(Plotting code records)

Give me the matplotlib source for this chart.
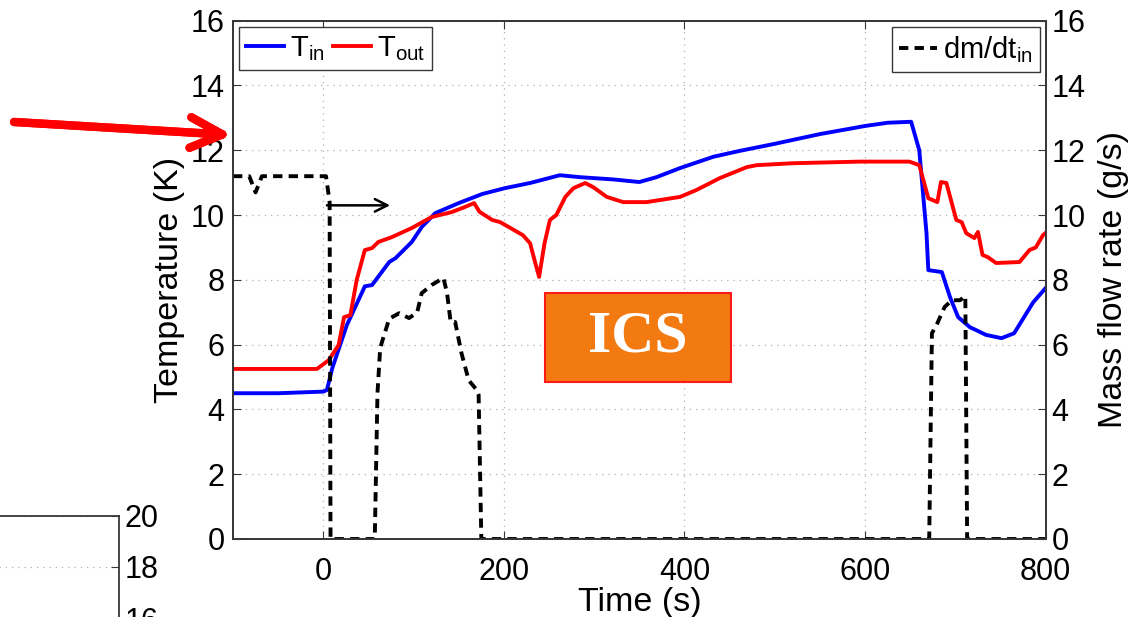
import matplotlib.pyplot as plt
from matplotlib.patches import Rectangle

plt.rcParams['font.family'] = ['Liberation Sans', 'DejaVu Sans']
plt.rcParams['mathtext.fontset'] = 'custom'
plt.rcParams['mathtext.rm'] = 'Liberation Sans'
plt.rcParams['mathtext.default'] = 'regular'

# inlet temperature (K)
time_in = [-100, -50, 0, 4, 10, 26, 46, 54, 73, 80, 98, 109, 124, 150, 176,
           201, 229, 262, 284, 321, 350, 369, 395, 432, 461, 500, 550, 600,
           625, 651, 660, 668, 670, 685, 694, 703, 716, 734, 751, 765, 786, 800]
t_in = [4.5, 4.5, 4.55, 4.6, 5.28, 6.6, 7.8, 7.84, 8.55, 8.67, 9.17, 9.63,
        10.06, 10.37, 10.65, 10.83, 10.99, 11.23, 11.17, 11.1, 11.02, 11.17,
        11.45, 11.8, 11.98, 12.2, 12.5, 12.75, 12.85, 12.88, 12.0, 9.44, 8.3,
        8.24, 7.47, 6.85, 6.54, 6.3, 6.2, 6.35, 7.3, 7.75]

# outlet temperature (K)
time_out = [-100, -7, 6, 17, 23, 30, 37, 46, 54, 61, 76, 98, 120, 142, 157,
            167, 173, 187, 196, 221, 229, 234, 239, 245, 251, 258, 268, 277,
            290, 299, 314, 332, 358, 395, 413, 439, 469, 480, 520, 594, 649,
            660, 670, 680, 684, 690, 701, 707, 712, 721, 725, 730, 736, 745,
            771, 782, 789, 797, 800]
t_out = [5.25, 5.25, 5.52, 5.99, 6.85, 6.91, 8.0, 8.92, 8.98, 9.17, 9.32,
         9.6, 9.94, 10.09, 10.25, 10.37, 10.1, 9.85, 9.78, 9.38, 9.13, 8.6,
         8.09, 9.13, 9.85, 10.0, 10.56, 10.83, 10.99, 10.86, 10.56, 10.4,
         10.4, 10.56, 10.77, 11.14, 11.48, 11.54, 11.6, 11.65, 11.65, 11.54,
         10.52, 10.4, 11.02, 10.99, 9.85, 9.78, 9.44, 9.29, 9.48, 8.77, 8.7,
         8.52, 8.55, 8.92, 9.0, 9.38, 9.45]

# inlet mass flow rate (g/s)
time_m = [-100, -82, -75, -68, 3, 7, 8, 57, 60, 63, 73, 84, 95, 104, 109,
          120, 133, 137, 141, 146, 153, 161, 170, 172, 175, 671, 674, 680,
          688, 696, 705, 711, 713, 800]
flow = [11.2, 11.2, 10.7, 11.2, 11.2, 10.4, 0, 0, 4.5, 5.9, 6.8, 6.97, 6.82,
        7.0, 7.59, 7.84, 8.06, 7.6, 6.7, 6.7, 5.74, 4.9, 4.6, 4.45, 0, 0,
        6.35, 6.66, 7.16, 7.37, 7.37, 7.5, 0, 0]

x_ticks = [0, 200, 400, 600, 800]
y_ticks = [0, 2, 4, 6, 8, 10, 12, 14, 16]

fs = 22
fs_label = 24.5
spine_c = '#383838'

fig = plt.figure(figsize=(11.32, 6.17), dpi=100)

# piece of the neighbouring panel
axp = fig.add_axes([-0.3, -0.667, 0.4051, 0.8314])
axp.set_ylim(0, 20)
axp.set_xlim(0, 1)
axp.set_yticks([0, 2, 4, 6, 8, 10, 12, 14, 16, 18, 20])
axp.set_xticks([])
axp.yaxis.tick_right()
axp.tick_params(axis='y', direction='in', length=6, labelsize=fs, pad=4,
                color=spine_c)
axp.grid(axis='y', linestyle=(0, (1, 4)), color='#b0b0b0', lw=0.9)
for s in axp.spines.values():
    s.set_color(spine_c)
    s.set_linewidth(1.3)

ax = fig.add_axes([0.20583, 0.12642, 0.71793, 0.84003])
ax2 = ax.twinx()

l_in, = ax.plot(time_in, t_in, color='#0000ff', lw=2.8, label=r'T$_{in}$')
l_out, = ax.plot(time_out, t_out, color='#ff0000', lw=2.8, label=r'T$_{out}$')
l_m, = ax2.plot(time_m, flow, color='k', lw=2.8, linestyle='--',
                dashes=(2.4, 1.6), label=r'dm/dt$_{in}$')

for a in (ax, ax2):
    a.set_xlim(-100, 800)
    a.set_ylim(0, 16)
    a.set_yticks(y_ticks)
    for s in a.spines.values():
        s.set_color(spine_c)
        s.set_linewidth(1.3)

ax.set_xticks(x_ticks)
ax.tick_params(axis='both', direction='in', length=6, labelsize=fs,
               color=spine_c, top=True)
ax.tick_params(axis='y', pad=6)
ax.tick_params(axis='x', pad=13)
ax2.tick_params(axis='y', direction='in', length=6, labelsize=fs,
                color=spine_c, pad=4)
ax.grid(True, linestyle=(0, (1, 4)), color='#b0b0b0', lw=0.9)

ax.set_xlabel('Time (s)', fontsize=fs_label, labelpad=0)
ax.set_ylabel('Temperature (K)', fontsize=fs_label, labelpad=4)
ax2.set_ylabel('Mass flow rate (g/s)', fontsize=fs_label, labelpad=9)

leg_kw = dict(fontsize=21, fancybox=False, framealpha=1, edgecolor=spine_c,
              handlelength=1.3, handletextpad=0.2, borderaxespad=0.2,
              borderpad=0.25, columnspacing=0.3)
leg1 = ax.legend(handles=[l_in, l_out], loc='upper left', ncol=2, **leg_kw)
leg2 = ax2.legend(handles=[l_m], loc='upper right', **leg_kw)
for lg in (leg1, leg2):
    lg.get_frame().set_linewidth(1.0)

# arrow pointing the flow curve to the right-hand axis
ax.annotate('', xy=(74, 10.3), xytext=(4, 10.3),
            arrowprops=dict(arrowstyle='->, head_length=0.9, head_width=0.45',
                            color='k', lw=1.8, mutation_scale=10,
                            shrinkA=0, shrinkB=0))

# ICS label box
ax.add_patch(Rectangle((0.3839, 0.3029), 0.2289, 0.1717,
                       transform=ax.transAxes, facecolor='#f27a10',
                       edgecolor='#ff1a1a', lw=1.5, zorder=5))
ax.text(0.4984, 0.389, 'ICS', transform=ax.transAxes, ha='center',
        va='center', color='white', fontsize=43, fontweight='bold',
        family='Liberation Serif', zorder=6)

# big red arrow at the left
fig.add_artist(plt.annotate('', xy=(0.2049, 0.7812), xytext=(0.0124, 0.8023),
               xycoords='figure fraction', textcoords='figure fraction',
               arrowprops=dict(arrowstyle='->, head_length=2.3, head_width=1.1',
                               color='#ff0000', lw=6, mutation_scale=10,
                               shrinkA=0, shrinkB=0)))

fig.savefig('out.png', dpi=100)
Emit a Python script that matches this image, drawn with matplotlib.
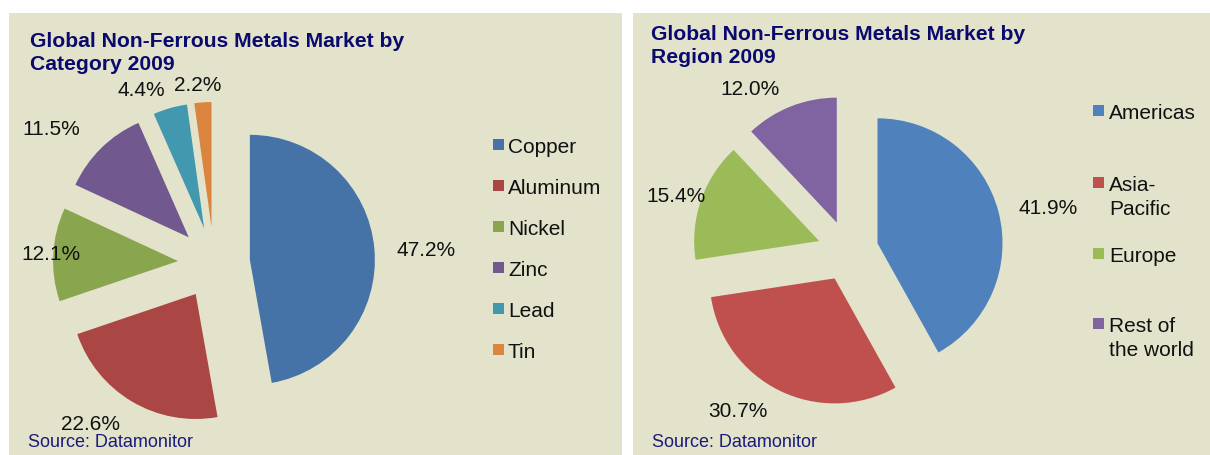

WHAT YOU WILL DO
Reproduce each entry precisely. Leave the pictures out.

TASK RESULT
Give me the matplotlib source for this chart.
import matplotlib.pyplot as plt
from matplotlib.patches import Rectangle

plt.rcParams['font.family'] = ['Liberation Sans', 'DejaVu Sans']
plt.rcParams['mathtext.fontset'] = 'custom'
plt.rcParams['mathtext.rm'] = 'Liberation Sans'
plt.rcParams['mathtext.default'] = 'regular'

# inlet temperature (K)
time_in = [-100, -50, 0, 4, 10, 26, 46, 54, 73, 80, 98, 109, 124, 150, 176,
           201, 229, 262, 284, 321, 350, 369, 395, 432, 461, 500, 550, 600,
           625, 651, 660, 668, 670, 685, 694, 703, 716, 734, 751, 765, 786, 800]
t_in = [4.5, 4.5, 4.55, 4.6, 5.28, 6.6, 7.8, 7.84, 8.55, 8.67, 9.17, 9.63,
        10.06, 10.37, 10.65, 10.83, 10.99, 11.23, 11.17, 11.1, 11.02, 11.17,
        11.45, 11.8, 11.98, 12.2, 12.5, 12.75, 12.85, 12.88, 12.0, 9.44, 8.3,
        8.24, 7.47, 6.85, 6.54, 6.3, 6.2, 6.35, 7.3, 7.75]

# outlet temperature (K)
time_out = [-100, -7, 6, 17, 23, 30, 37, 46, 54, 61, 76, 98, 120, 142, 157,
            167, 173, 187, 196, 221, 229, 234, 239, 245, 251, 258, 268, 277,
            290, 299, 314, 332, 358, 395, 413, 439, 469, 480, 520, 594, 649,
            660, 670, 680, 684, 690, 701, 707, 712, 721, 725, 730, 736, 745,
            771, 782, 789, 797, 800]
t_out = [5.25, 5.25, 5.52, 5.99, 6.85, 6.91, 8.0, 8.92, 8.98, 9.17, 9.32,
         9.6, 9.94, 10.09, 10.25, 10.37, 10.1, 9.85, 9.78, 9.38, 9.13, 8.6,
         8.09, 9.13, 9.85, 10.0, 10.56, 10.83, 10.99, 10.86, 10.56, 10.4,
         10.4, 10.56, 10.77, 11.14, 11.48, 11.54, 11.6, 11.65, 11.65, 11.54,
         10.52, 10.4, 11.02, 10.99, 9.85, 9.78, 9.44, 9.29, 9.48, 8.77, 8.7,
         8.52, 8.55, 8.92, 9.0, 9.38, 9.45]

# inlet mass flow rate (g/s)
time_m = [-100, -82, -75, -68, 3, 7, 8, 57, 60, 63, 73, 84, 95, 104, 109,
          120, 133, 137, 141, 146, 153, 161, 170, 172, 175, 671, 674, 680,
          688, 696, 705, 711, 713, 800]
flow = [11.2, 11.2, 10.7, 11.2, 11.2, 10.4, 0, 0, 4.5, 5.9, 6.8, 6.97, 6.82,
        7.0, 7.59, 7.84, 8.06, 7.6, 6.7, 6.7, 5.74, 4.9, 4.6, 4.45, 0, 0,
        6.35, 6.66, 7.16, 7.37, 7.37, 7.5, 0, 0]

x_ticks = [0, 200, 400, 600, 800]
y_ticks = [0, 2, 4, 6, 8, 10, 12, 14, 16]

fs = 22
fs_label = 24.5
spine_c = '#383838'

fig = plt.figure(figsize=(11.32, 6.17), dpi=100)

# piece of the neighbouring panel
axp = fig.add_axes([-0.3, -0.667, 0.4051, 0.8314])
axp.set_ylim(0, 20)
axp.set_xlim(0, 1)
axp.set_yticks([0, 2, 4, 6, 8, 10, 12, 14, 16, 18, 20])
axp.set_xticks([])
axp.yaxis.tick_right()
axp.tick_params(axis='y', direction='in', length=6, labelsize=fs, pad=4,
                color=spine_c)
axp.grid(axis='y', linestyle=(0, (1, 4)), color='#b0b0b0', lw=0.9)
for s in axp.spines.values():
    s.set_color(spine_c)
    s.set_linewidth(1.3)

ax = fig.add_axes([0.20583, 0.12642, 0.71793, 0.84003])
ax2 = ax.twinx()

l_in, = ax.plot(time_in, t_in, color='#0000ff', lw=2.8, label=r'T$_{in}$')
l_out, = ax.plot(time_out, t_out, color='#ff0000', lw=2.8, label=r'T$_{out}$')
l_m, = ax2.plot(time_m, flow, color='k', lw=2.8, linestyle='--',
                dashes=(2.4, 1.6), label=r'dm/dt$_{in}$')

for a in (ax, ax2):
    a.set_xlim(-100, 800)
    a.set_ylim(0, 16)
    a.set_yticks(y_ticks)
    for s in a.spines.values():
        s.set_color(spine_c)
        s.set_linewidth(1.3)

ax.set_xticks(x_ticks)
ax.tick_params(axis='both', direction='in', length=6, labelsize=fs,
               color=spine_c, top=True)
ax.tick_params(axis='y', pad=6)
ax.tick_params(axis='x', pad=13)
ax2.tick_params(axis='y', direction='in', length=6, labelsize=fs,
                color=spine_c, pad=4)
ax.grid(True, linestyle=(0, (1, 4)), color='#b0b0b0', lw=0.9)

ax.set_xlabel('Time (s)', fontsize=fs_label, labelpad=0)
ax.set_ylabel('Temperature (K)', fontsize=fs_label, labelpad=4)
ax2.set_ylabel('Mass flow rate (g/s)', fontsize=fs_label, labelpad=9)

leg_kw = dict(fontsize=21, fancybox=False, framealpha=1, edgecolor=spine_c,
              handlelength=1.3, handletextpad=0.2, borderaxespad=0.2,
              borderpad=0.25, columnspacing=0.3)
leg1 = ax.legend(handles=[l_in, l_out], loc='upper left', ncol=2, **leg_kw)
leg2 = ax2.legend(handles=[l_m], loc='upper right', **leg_kw)
for lg in (leg1, leg2):
    lg.get_frame().set_linewidth(1.0)

# arrow pointing the flow curve to the right-hand axis
ax.annotate('', xy=(74, 10.3), xytext=(4, 10.3),
            arrowprops=dict(arrowstyle='->, head_length=0.9, head_width=0.45',
                            color='k', lw=1.8, mutation_scale=10,
                            shrinkA=0, shrinkB=0))

# ICS label box
ax.add_patch(Rectangle((0.3839, 0.3029), 0.2289, 0.1717,
                       transform=ax.transAxes, facecolor='#f27a10',
                       edgecolor='#ff1a1a', lw=1.5, zorder=5))
ax.text(0.4984, 0.389, 'ICS', transform=ax.transAxes, ha='center',
        va='center', color='white', fontsize=43, fontweight='bold',
        family='Liberation Serif', zorder=6)

# big red arrow at the left
fig.add_artist(plt.annotate('', xy=(0.2049, 0.7812), xytext=(0.0124, 0.8023),
               xycoords='figure fraction', textcoords='figure fraction',
               arrowprops=dict(arrowstyle='->, head_length=2.3, head_width=1.1',
                               color='#ff0000', lw=6, mutation_scale=10,
                               shrinkA=0, shrinkB=0)))

fig.savefig('out.png', dpi=100)
Emit a Python script that matches this image, drawn with matplotlib.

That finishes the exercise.